Can you output the material exactly as written, minus any pictures it holds?

═══ Data lines

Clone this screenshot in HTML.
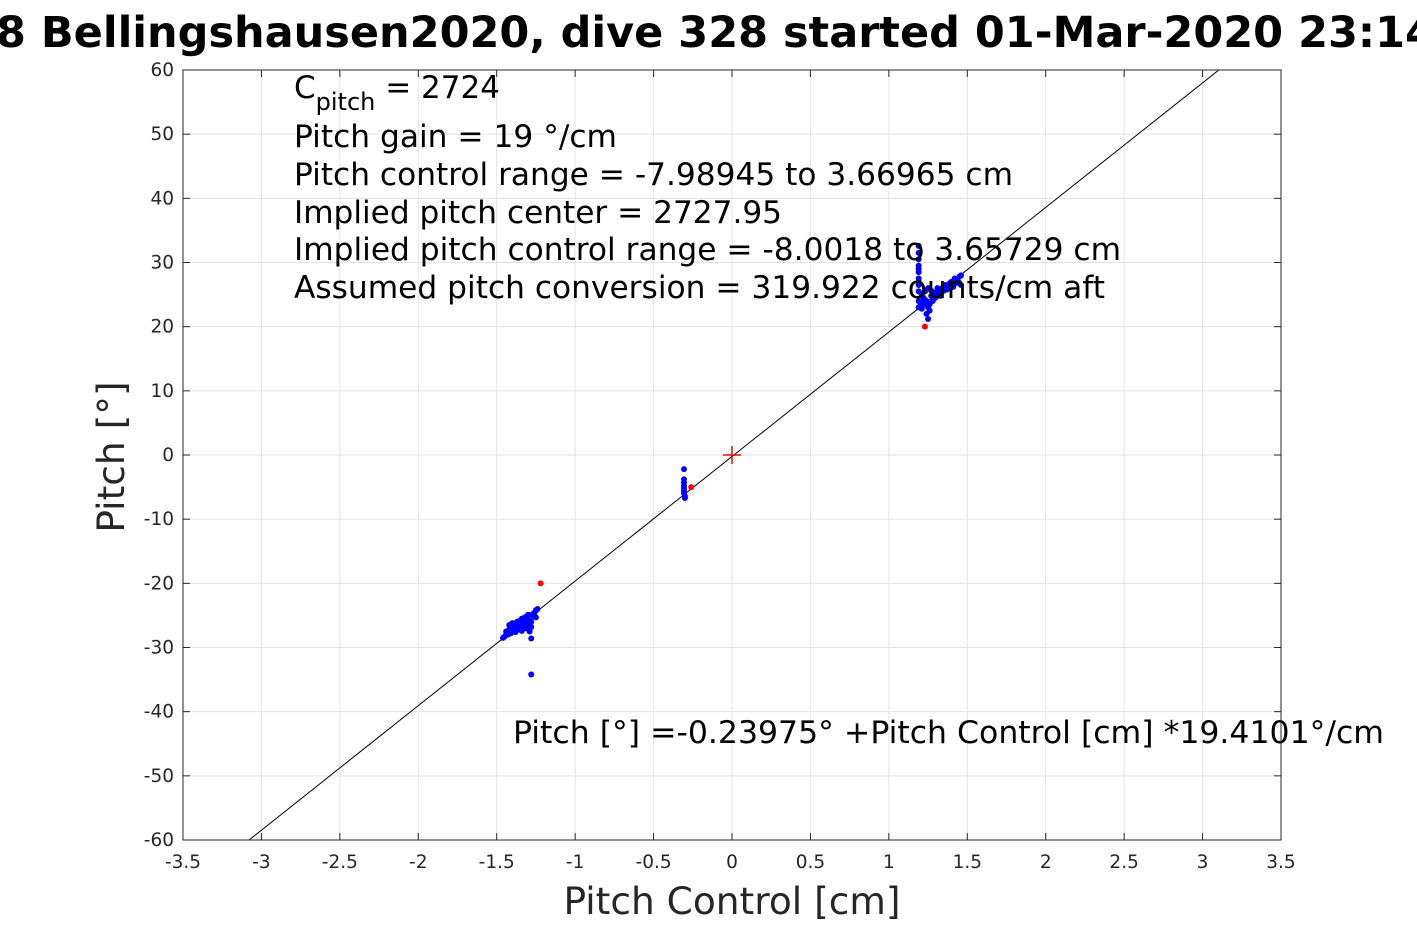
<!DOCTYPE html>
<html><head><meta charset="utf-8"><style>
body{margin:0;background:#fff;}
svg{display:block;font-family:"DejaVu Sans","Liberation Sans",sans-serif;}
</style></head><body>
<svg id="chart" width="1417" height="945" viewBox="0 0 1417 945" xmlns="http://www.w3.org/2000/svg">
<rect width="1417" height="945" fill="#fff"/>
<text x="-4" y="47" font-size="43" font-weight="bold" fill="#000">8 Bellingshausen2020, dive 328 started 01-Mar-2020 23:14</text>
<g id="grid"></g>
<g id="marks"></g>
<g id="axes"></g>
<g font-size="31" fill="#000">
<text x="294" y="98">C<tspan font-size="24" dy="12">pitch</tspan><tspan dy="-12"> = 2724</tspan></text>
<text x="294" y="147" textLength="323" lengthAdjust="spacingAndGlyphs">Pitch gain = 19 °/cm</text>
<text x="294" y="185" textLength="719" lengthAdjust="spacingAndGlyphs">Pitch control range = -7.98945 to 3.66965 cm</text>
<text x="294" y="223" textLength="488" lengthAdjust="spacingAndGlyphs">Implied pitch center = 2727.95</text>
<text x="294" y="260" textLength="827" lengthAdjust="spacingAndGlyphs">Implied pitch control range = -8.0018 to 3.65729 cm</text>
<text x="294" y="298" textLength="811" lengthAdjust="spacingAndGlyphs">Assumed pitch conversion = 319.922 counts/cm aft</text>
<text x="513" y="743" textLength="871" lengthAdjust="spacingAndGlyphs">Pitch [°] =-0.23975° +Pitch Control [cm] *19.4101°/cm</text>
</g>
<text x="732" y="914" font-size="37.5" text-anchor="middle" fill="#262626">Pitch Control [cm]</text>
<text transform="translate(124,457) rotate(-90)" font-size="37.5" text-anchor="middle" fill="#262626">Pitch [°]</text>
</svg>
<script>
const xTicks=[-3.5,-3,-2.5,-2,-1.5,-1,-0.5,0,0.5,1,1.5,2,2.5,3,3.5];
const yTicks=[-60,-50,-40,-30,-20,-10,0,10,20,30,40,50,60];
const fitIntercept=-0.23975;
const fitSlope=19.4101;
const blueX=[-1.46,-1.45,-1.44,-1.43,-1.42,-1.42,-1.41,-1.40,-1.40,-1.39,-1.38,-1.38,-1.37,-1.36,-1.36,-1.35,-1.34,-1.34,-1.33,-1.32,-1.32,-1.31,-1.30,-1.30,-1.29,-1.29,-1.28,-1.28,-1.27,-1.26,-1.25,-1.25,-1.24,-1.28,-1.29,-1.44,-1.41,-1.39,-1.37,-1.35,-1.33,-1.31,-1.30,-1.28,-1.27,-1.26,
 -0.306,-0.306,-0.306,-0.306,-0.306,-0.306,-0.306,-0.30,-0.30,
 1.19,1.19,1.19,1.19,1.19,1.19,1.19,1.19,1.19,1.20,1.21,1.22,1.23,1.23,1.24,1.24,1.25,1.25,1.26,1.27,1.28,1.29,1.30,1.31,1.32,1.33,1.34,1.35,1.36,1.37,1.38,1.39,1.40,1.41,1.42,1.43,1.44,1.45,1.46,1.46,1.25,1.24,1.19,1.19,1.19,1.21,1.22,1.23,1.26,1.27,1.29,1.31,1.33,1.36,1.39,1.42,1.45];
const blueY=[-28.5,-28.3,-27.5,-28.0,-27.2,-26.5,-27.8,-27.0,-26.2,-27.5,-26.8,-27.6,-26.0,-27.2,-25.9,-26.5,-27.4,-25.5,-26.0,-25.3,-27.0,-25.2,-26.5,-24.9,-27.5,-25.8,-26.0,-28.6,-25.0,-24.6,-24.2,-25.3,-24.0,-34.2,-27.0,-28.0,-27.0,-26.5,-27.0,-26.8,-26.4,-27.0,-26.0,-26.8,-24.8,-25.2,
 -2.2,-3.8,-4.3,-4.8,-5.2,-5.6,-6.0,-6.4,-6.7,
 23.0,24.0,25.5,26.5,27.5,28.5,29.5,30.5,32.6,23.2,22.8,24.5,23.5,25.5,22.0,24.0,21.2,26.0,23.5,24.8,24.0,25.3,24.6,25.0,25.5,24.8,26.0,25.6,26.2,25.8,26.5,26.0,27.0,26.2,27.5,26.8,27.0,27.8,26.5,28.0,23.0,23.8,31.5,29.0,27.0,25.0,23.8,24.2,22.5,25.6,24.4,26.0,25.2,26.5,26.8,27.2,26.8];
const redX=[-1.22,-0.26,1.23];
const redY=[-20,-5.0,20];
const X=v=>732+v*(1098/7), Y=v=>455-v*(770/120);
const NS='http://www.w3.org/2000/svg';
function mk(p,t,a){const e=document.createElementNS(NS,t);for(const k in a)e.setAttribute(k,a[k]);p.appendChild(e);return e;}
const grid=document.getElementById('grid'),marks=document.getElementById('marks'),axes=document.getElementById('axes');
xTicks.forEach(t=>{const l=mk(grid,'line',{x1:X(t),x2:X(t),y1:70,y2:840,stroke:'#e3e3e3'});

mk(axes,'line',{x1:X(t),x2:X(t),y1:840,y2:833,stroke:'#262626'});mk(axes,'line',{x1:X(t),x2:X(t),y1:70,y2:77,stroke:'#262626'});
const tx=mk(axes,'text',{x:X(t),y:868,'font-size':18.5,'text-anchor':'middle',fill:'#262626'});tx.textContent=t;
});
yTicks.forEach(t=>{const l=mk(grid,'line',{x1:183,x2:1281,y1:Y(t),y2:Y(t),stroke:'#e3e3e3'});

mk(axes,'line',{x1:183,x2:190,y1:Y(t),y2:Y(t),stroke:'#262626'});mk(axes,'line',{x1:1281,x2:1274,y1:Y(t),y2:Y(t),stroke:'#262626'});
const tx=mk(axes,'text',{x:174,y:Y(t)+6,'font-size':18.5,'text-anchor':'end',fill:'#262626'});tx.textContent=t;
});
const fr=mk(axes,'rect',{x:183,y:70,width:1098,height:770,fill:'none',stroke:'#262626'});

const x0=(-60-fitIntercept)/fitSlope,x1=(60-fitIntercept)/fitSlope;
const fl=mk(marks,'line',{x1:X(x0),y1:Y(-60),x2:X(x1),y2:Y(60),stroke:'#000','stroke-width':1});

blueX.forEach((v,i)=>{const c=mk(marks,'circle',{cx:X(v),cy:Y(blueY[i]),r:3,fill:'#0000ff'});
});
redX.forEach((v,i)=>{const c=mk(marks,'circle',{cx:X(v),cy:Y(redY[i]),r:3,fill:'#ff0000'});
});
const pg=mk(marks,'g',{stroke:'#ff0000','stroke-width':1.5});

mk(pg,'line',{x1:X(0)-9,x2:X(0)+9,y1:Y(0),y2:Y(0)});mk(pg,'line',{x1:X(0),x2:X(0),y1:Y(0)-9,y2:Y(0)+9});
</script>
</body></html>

══════

Finished answer ::
Clone this screenshot in HTML.
<!DOCTYPE html>
<html><head><meta charset="utf-8"><style>
body{margin:0;background:#fff;}
svg{display:block;font-family:"DejaVu Sans","Liberation Sans",sans-serif;}
</style></head><body>
<svg id="chart" width="1417" height="945" viewBox="0 0 1417 945" xmlns="http://www.w3.org/2000/svg">
<rect width="1417" height="945" fill="#fff"/>
<text x="-4" y="47" font-size="43" font-weight="bold" fill="#000">8 Bellingshausen2020, dive 328 started 01-Mar-2020 23:14</text>
<g id="grid"></g>
<g id="marks"></g>
<g id="axes"></g>
<g font-size="31" fill="#000">
<text x="294" y="98">C<tspan font-size="24" dy="12">pitch</tspan><tspan dy="-12"> = 2724</tspan></text>
<text x="294" y="147" textLength="323" lengthAdjust="spacingAndGlyphs">Pitch gain = 19 °/cm</text>
<text x="294" y="185" textLength="719" lengthAdjust="spacingAndGlyphs">Pitch control range = -7.98945 to 3.66965 cm</text>
<text x="294" y="223" textLength="488" lengthAdjust="spacingAndGlyphs">Implied pitch center = 2727.95</text>
<text x="294" y="260" textLength="827" lengthAdjust="spacingAndGlyphs">Implied pitch control range = -8.0018 to 3.65729 cm</text>
<text x="294" y="298" textLength="811" lengthAdjust="spacingAndGlyphs">Assumed pitch conversion = 319.922 counts/cm aft</text>
<text x="513" y="743" textLength="871" lengthAdjust="spacingAndGlyphs">Pitch [°] =-0.23975° +Pitch Control [cm] *19.4101°/cm</text>
</g>
<text x="732" y="914" font-size="37.5" text-anchor="middle" fill="#262626">Pitch Control [cm]</text>
<text transform="translate(124,457) rotate(-90)" font-size="37.5" text-anchor="middle" fill="#262626">Pitch [°]</text>
</svg>
<script>
const xTicks=[-3.5,-3,-2.5,-2,-1.5,-1,-0.5,0,0.5,1,1.5,2,2.5,3,3.5];
const yTicks=[-60,-50,-40,-30,-20,-10,0,10,20,30,40,50,60];
const fitIntercept=-0.23975;
const fitSlope=19.4101;
const blueX=[-1.46,-1.45,-1.44,-1.43,-1.42,-1.42,-1.41,-1.40,-1.40,-1.39,-1.38,-1.38,-1.37,-1.36,-1.36,-1.35,-1.34,-1.34,-1.33,-1.32,-1.32,-1.31,-1.30,-1.30,-1.29,-1.29,-1.28,-1.28,-1.27,-1.26,-1.25,-1.25,-1.24,-1.28,-1.29,-1.44,-1.41,-1.39,-1.37,-1.35,-1.33,-1.31,-1.30,-1.28,-1.27,-1.26,
 -0.306,-0.306,-0.306,-0.306,-0.306,-0.306,-0.306,-0.30,-0.30,
 1.19,1.19,1.19,1.19,1.19,1.19,1.19,1.19,1.19,1.20,1.21,1.22,1.23,1.23,1.24,1.24,1.25,1.25,1.26,1.27,1.28,1.29,1.30,1.31,1.32,1.33,1.34,1.35,1.36,1.37,1.38,1.39,1.40,1.41,1.42,1.43,1.44,1.45,1.46,1.46,1.25,1.24,1.19,1.19,1.19,1.21,1.22,1.23,1.26,1.27,1.29,1.31,1.33,1.36,1.39,1.42,1.45];
const blueY=[-28.5,-28.3,-27.5,-28.0,-27.2,-26.5,-27.8,-27.0,-26.2,-27.5,-26.8,-27.6,-26.0,-27.2,-25.9,-26.5,-27.4,-25.5,-26.0,-25.3,-27.0,-25.2,-26.5,-24.9,-27.5,-25.8,-26.0,-28.6,-25.0,-24.6,-24.2,-25.3,-24.0,-34.2,-27.0,-28.0,-27.0,-26.5,-27.0,-26.8,-26.4,-27.0,-26.0,-26.8,-24.8,-25.2,
 -2.2,-3.8,-4.3,-4.8,-5.2,-5.6,-6.0,-6.4,-6.7,
 23.0,24.0,25.5,26.5,27.5,28.5,29.5,30.5,32.6,23.2,22.8,24.5,23.5,25.5,22.0,24.0,21.2,26.0,23.5,24.8,24.0,25.3,24.6,25.0,25.5,24.8,26.0,25.6,26.2,25.8,26.5,26.0,27.0,26.2,27.5,26.8,27.0,27.8,26.5,28.0,23.0,23.8,31.5,29.0,27.0,25.0,23.8,24.2,22.5,25.6,24.4,26.0,25.2,26.5,26.8,27.2,26.8];
const redX=[-1.22,-0.26,1.23];
const redY=[-20,-5.0,20];
const X=v=>732+v*(1098/7), Y=v=>455-v*(770/120);
const NS='http://www.w3.org/2000/svg';
function mk(p,t,a){const e=document.createElementNS(NS,t);for(const k in a)e.setAttribute(k,a[k]);p.appendChild(e);return e;}
const grid=document.getElementById('grid'),marks=document.getElementById('marks'),axes=document.getElementById('axes');
xTicks.forEach(t=>{const l=mk(grid,'line',{x1:X(t),x2:X(t),y1:70,y2:840,stroke:'#e3e3e3'});

mk(axes,'line',{x1:X(t),x2:X(t),y1:840,y2:833,stroke:'#262626'});mk(axes,'line',{x1:X(t),x2:X(t),y1:70,y2:77,stroke:'#262626'});
const tx=mk(axes,'text',{x:X(t),y:868,'font-size':18.5,'text-anchor':'middle',fill:'#262626'});tx.textContent=t;
});
yTicks.forEach(t=>{const l=mk(grid,'line',{x1:183,x2:1281,y1:Y(t),y2:Y(t),stroke:'#e3e3e3'});

mk(axes,'line',{x1:183,x2:190,y1:Y(t),y2:Y(t),stroke:'#262626'});mk(axes,'line',{x1:1281,x2:1274,y1:Y(t),y2:Y(t),stroke:'#262626'});
const tx=mk(axes,'text',{x:174,y:Y(t)+6,'font-size':18.5,'text-anchor':'end',fill:'#262626'});tx.textContent=t;
});
const fr=mk(axes,'rect',{x:183,y:70,width:1098,height:770,fill:'none',stroke:'#262626'});

const x0=(-60-fitIntercept)/fitSlope,x1=(60-fitIntercept)/fitSlope;
const fl=mk(marks,'line',{x1:X(x0),y1:Y(-60),x2:X(x1),y2:Y(60),stroke:'#000','stroke-width':1});

blueX.forEach((v,i)=>{const c=mk(marks,'circle',{cx:X(v),cy:Y(blueY[i]),r:3,fill:'#0000ff'});
});
redX.forEach((v,i)=>{const c=mk(marks,'circle',{cx:X(v),cy:Y(redY[i]),r:3,fill:'#ff0000'});
});
const pg=mk(marks,'g',{stroke:'#ff0000','stroke-width':1.5});

mk(pg,'line',{x1:X(0)-9,x2:X(0)+9,y1:Y(0),y2:Y(0)});mk(pg,'line',{x1:X(0),x2:X(0),y1:Y(0)-9,y2:Y(0)+9});
</script>
</body></html>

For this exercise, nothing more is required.